Here, it is clear that defendants' mortgage on their personal residence given to plaintiff was a "security . . . interest adverse to [the defendants] . . . ." Consequently, plaintiff had the burden of demonstrating both that the terms of the mortgage were fair and reasonable and that he advised defendants of the desirability of retaining independent counsel. Plaintiff admitted that he never gave such advice. Had he done so, independent counsel may have convinced defendants not to execute the mortgage since, as the trial court aptly pointed out, on its face the retainer agreement provides that the legal fee debt was owed by the corporations, not by defendants personally. Implicit in the court's determination invalidating the mortgage was that, because of plaintiff's failure to comply with the mandatory dictate of RPC 1.8(a), the making of the mortgage in plaintiff's favor was unreasonable and unfair to defendants. We agree.
Plaintiff's argument that RPC 1.8(a) is inapplicable here because he represented the corporations, and not the defendants individually, is unavailing. All that is necessary is that the parties relate "to each other generally as attorney and client. It is also clear that it is the substance of the relationship, involving as it does a heightened aspect of reliance, that triggers the need for the rule's prescriptions of full disclosure and informed consent." In re Silverman, 113 N.J. 193, 214 (1988). It is undisputed that defendants and plaintiff related to each other as attorney and client. Defendants relied on plaintiff's guidance and advice. Indeed, plaintiff had previously represented Mrs. Nelson in an unrelated matter. Although Christian signed the retainer agreement only in his corporate capacity, the corporation themselves were creatures of the law which did not rely on the confidences which arose from the attorney/client relationship. See Aysseh v. Lawn, 186 N.J. Super. 218, 227 (Ch. Div. 1982).
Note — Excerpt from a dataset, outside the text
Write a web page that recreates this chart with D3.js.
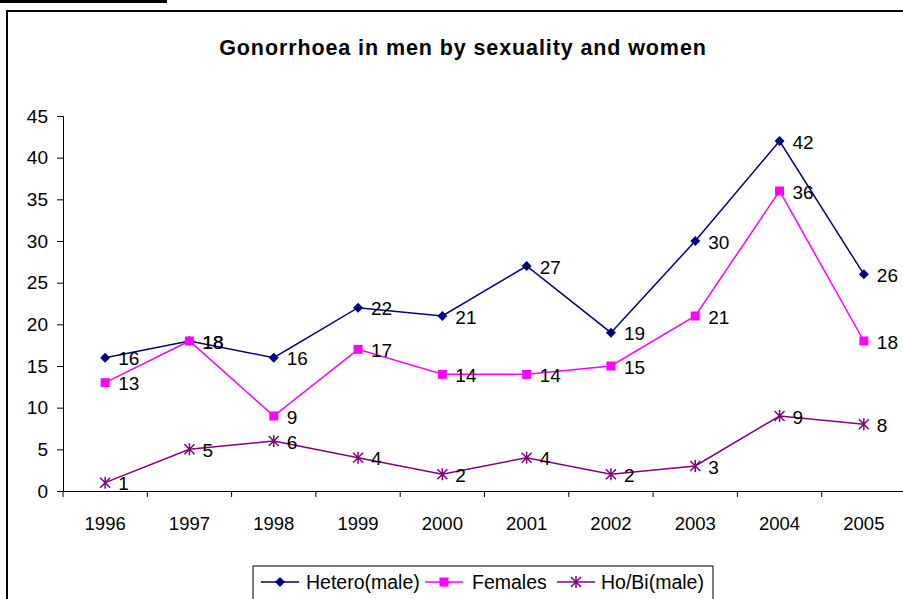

Obviously, it was defendants personally who consulted with plaintiff and relied on his legal representation during the Paulson litigation, not the corporations. Moreover, every confidential communication from plaintiff to the corporations was in fact to defendants as individuals. Finally, it was defendants, not the corporations, whom plaintiff persuaded to pledge the equity in their personal residence to secure payment of the legal fee balance.